Once you've created a token, run:

huggingface-cli login

in a terminal, or case you're working in a notebook

from huggingface_hub import notebook_login

notebook_login()

You can then copy-paste your token to log in locally.

Next, let's make sure that git-lfs is correctly installed. To do so, simply run:

git-lfs -v

The output should show something like git-lfs/2.13.2 (GitHub; linux amd64; go 1.15.4). If your console states that the git-lfs command was not found, please make sure to install it here or simply via:

sudo apt-get install git-lfs
git config --global user.email "you@example.com"
git config --global user.name "Your Name"

The final step of the setup is to install the 🤗 Datasets library by running:

python -m pip install datasets

2. Create a new dataset repository

Follow this guide for instructions on creating a new dataset repo on the Hub. Use the same snake_case name as the dataset in openassistant/datasets/<dataset_name>.

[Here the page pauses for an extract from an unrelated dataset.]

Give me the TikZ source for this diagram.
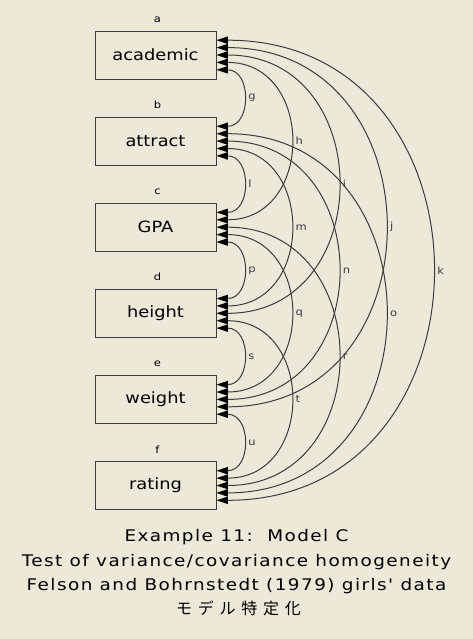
\documentclass[tikz,border=0pt]{standalone}
\usepackage{fontspec}
\setmainfont{DejaVu Sans}[FakeStretch=1.15]
\newfontfamily\capfont{DejaVu Sans}[FakeStretch=1.15,LetterSpace=9]
\newfontfamily\jpfont{Noto Sans CJK JP}[LetterSpace=36]
\usetikzlibrary{positioning, arrows.meta}
\definecolor{panelbg}{RGB}{236,233,216}
\definecolor{linegray}{RGB}{60,60,60}

\begin{document}
\begin{tikzpicture}[
  x=1pt, y=-1pt,
  node distance=37.2pt,
  varbox/.style={draw=linegray, line width=0.9pt, minimum width=121pt, minimum height=48pt,
                 inner sep=0pt, font=\fontsize{15.5}{18}\selectfont},
  errlbl/.style={font=\fontsize{10}{12}\selectfont, inner sep=0pt},
  covlbl/.style={font=\fontsize{10}{12}\selectfont, inner sep=0pt, anchor=west, xshift=5pt},
  cov/.style={linegray, line width=1pt,
              {Triangle[length=11.5pt,width=7.4pt,color=black]}-{Triangle[length=11.5pt,width=7.4pt,color=black]}},
  captext/.style={font=\capfont\fontsize{16}{19}\selectfont, anchor=base}
]
  \fill[panelbg] (0,0) rectangle (473,639);
  \useasboundingbox (0,0) rectangle (473,639);

  % observed variables
  \node[varbox] (academic) at (155.5,55) {academic};
  \node[varbox, below=of academic] (attract) {attract};
  \node[varbox, below=of attract] (GPA) {GPA};
  \node[varbox, below=of GPA] (height) {height};
  \node[varbox, below=of height] (weight) {weight};
  \node[varbox, below=of weight] (rating) {rating};

  % variance labels
  \node[errlbl, above=8pt of academic, anchor=base, xshift=2pt] (va) {a};
  \node[errlbl, above=8pt of attract, anchor=base, xshift=2pt] (vb) {b};
  \node[errlbl, above=8pt of GPA, anchor=base, xshift=2pt] (vc) {c};
  \node[errlbl, above=8pt of height, anchor=base, xshift=2pt] (vd) {d};
  \node[errlbl, above=8pt of weight, anchor=base, xshift=2pt] (ve) {e};
  \node[errlbl, above=8pt of rating, anchor=base, xshift=2pt] (vf) {f};

  % arrow slots on the right side of each box
  \foreach \v in {academic,attract,GPA,height,weight,rating}
    \foreach \k in {0,...,4}
      \coordinate (\v-\k) at ([yshift={14.8pt-7.4pt*\k}]\v.east);

  % covariances
  \foreach \a/\b/\lab in {academic-4/attract-0/g, academic-3/GPA-1/h, academic-2/height-2/i,
                          academic-1/weight-3/j, academic-0/rating-4/k,
                          attract-4/GPA-0/l, attract-3/height-1/m, attract-2/weight-2/n,
                          attract-1/rating-3/o,
                          GPA-4/height-0/p, GPA-3/weight-1/q, GPA-2/rating-2/r,
                          height-4/weight-0/s, height-3/rating-1/t,
                          weight-4/rating-0/u}
    \draw[cov] (\a) to[out=0, in=0, looseness=1.6] node[covlbl] {\lab} (\b);

  % caption
  \node[captext] (cap1) at (236.5,541.7) {Example 11:\ \ Model C};
  \node[captext] (cap2) at (236.5,566.7) {Test of variance/covariance homogeneity};
  \node[captext] (cap3) at (236.5,590.7) {Felson and Bohrnstedt (1979) girls' data};
  \node[captext, font=\jpfont\fontsize{16}{19}\selectfont] (cap4) at (238.5,614.5) {モデル特定化};
\end{tikzpicture}
\end{document}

Once you've created the dataset repo, clone it by running:

git clone https://huggingface.co/datasets/OpenAssistant/<dataset_name>
cd <dataset_name>

3. Copy a dataset loading script and dataset card

Next, copy the loading script and dataset card to your repo:

cp openassistant/datasets/<dataset_name>/<dataset_name>.py .
cp openassistant/datasets/<dataset_name>/README.md .

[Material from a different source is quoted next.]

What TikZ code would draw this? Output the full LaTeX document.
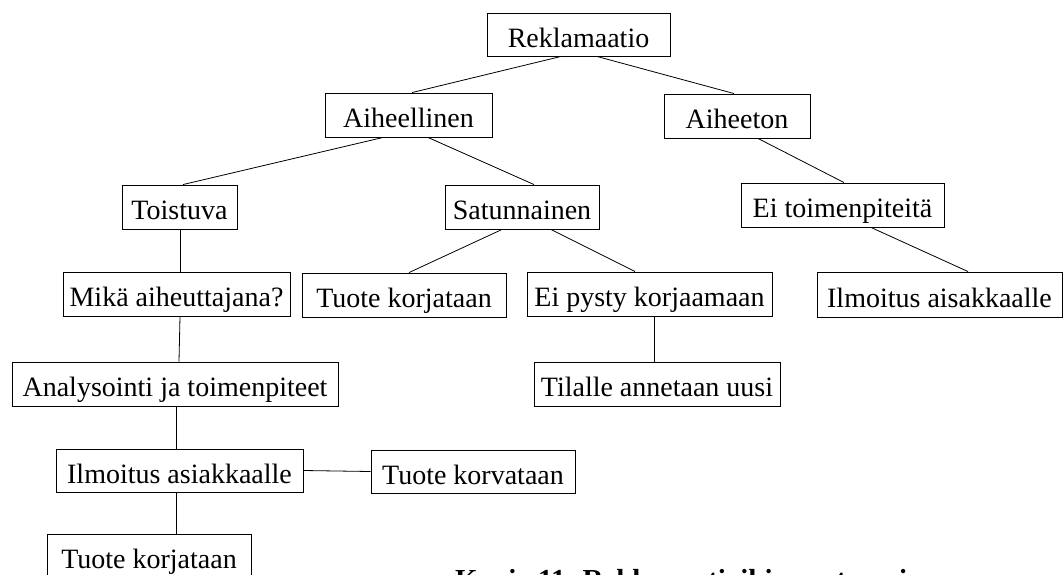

(Optional) Prepare local dataset files

If the dataset files of openassistant/datasets/<dataset_name> aren't public, you'll need to run the openassistant/datasets/<dataset_name>/prepare.py script to create them. Store them in the same directory that is specified by the loading script (data by default).

4. Upload to the Hub

Once the dataset script and card are ready, use Git to push them to the Hub (along with any data files you may need).

At this point, you can load the dataset by running:

from datasets import load_dataset

load_dataset("OpenAssistant/{dataset_name}")

Congratulations - you've now added a dataset to the OpenAssistant org!